>> Begin

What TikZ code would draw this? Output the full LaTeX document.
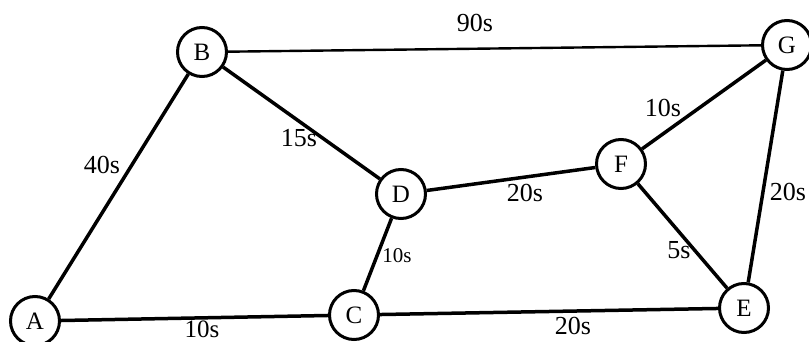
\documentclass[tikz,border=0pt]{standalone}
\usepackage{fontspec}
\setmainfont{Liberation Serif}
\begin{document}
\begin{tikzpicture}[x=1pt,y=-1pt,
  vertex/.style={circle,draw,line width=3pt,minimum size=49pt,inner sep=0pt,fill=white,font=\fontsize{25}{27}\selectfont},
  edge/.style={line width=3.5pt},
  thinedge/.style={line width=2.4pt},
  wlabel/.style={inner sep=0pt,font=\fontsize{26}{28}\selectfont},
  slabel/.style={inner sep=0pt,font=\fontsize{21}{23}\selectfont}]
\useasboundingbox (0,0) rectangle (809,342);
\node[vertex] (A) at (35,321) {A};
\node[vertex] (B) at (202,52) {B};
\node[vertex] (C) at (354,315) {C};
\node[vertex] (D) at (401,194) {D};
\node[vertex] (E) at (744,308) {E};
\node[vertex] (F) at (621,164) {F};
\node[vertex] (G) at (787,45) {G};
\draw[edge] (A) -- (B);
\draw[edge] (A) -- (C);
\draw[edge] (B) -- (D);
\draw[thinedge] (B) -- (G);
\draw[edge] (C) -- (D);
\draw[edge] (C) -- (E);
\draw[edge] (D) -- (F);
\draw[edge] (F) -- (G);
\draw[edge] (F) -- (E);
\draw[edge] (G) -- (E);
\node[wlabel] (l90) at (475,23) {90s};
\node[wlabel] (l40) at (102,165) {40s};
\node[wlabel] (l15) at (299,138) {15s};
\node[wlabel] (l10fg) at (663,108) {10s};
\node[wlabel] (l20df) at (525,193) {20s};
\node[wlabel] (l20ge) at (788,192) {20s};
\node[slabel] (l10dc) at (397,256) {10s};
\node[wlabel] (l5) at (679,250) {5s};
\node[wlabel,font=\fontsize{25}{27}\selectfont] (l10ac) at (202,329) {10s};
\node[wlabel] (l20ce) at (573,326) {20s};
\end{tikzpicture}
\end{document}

>> End

» **EXERCISE OBJECTIVE**
Omit every picture, then repeat the remaining data exactly as it appears above.

» **TASK OUTPUT**
What TikZ code would draw this? Output the full LaTeX document.
\documentclass[tikz,border=0pt]{standalone}
\usepackage{fontspec}
\setmainfont{Liberation Serif}
\begin{document}
\begin{tikzpicture}[x=1pt,y=-1pt,
  vertex/.style={circle,draw,line width=3pt,minimum size=49pt,inner sep=0pt,fill=white,font=\fontsize{25}{27}\selectfont},
  edge/.style={line width=3.5pt},
  thinedge/.style={line width=2.4pt},
  wlabel/.style={inner sep=0pt,font=\fontsize{26}{28}\selectfont},
  slabel/.style={inner sep=0pt,font=\fontsize{21}{23}\selectfont}]
\useasboundingbox (0,0) rectangle (809,342);
\node[vertex] (A) at (35,321) {A};
\node[vertex] (B) at (202,52) {B};
\node[vertex] (C) at (354,315) {C};
\node[vertex] (D) at (401,194) {D};
\node[vertex] (E) at (744,308) {E};
\node[vertex] (F) at (621,164) {F};
\node[vertex] (G) at (787,45) {G};
\draw[edge] (A) -- (B);
\draw[edge] (A) -- (C);
\draw[edge] (B) -- (D);
\draw[thinedge] (B) -- (G);
\draw[edge] (C) -- (D);
\draw[edge] (C) -- (E);
\draw[edge] (D) -- (F);
\draw[edge] (F) -- (G);
\draw[edge] (F) -- (E);
\draw[edge] (G) -- (E);
\node[wlabel] (l90) at (475,23) {90s};
\node[wlabel] (l40) at (102,165) {40s};
\node[wlabel] (l15) at (299,138) {15s};
\node[wlabel] (l10fg) at (663,108) {10s};
\node[wlabel] (l20df) at (525,193) {20s};
\node[wlabel] (l20ge) at (788,192) {20s};
\node[slabel] (l10dc) at (397,256) {10s};
\node[wlabel] (l5) at (679,250) {5s};
\node[wlabel,font=\fontsize{25}{27}\selectfont] (l10ac) at (202,329) {10s};
\node[wlabel] (l20ce) at (573,326) {20s};
\end{tikzpicture}
\end{document}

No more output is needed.